The appellee testified:
"We made arrangements with our brother Jamie to purchase the tickets from El Paso to De Kalb. We left El Paso on the Sunshine Special train, and my mother's remains were placed aboard that same train. I used one of the tickets that my brother purchased for this trip. * * * I did not go to the ticket office to purchase the ticket. I left that matter up to my brother and father, but we planned and arranged it ourselves, and then sent my brother to the ticket office for the entire family, and he got a ticket for all of us. My father advanced the money, and we were all one family. We had worked for part of it, and part of it was my money. Our home had been sold and the money was in the bank in my father's name, and it belonged to the family. I signed a check for some of that money."
In respect to the last point stated above, It appears from the ticket in evidence that it was issued by "the Texas Pacific Railway, J. L. Lancaster and Charles L Wallace, Receivers." And it further appears that appellants were sued as "coreceivers of the Texas and Pacific Railway." There was no pleading specially denying the capacity in which appellants were sued, nor is the fact of receivership specially denied.
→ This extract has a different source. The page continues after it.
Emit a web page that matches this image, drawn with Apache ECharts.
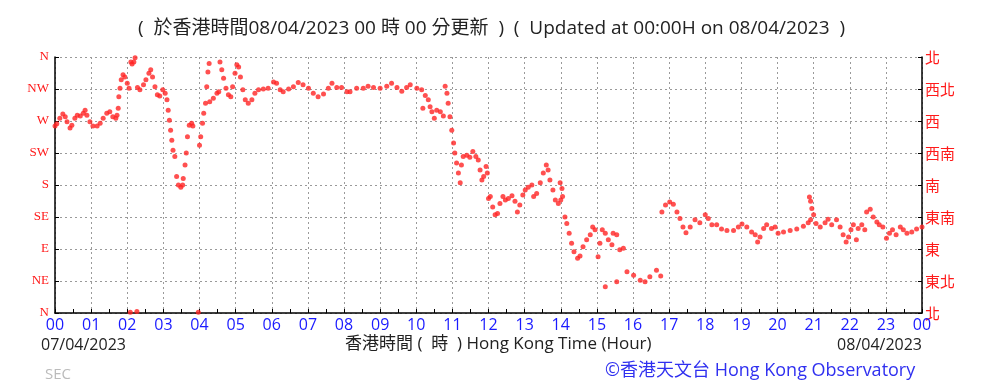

In the absence of a special plea denying appellants' capacity as receivers, further proof than above stated to sustain the allegations as to "appointment" was not required as essential to a judgment. Schaff v. Nash (Tex.Civ.App.) 193 S.W. 469.
The appellants predicate error upon submitting to the jury the question of damages only. It is concluded that the evidence presented the issue of fact only, as to damages, for the reasons stated in the companion case of Lancaster et al., Receivers, v. Jamie Mebane (Tex.Civ.App.) 260 S.W. 252, this day decided.
We have considered the other assignments of error, and conclude that they should be overruled.
The petition, reasonably construed, sues the appellants as receivers, and not the railway company, as such. And if a special exception lies as urged, to certain paragraphs of the petition it appears from the record that testimony was not offered in support of such pleadings, and therefore material injury does not appear in the ruling of the court.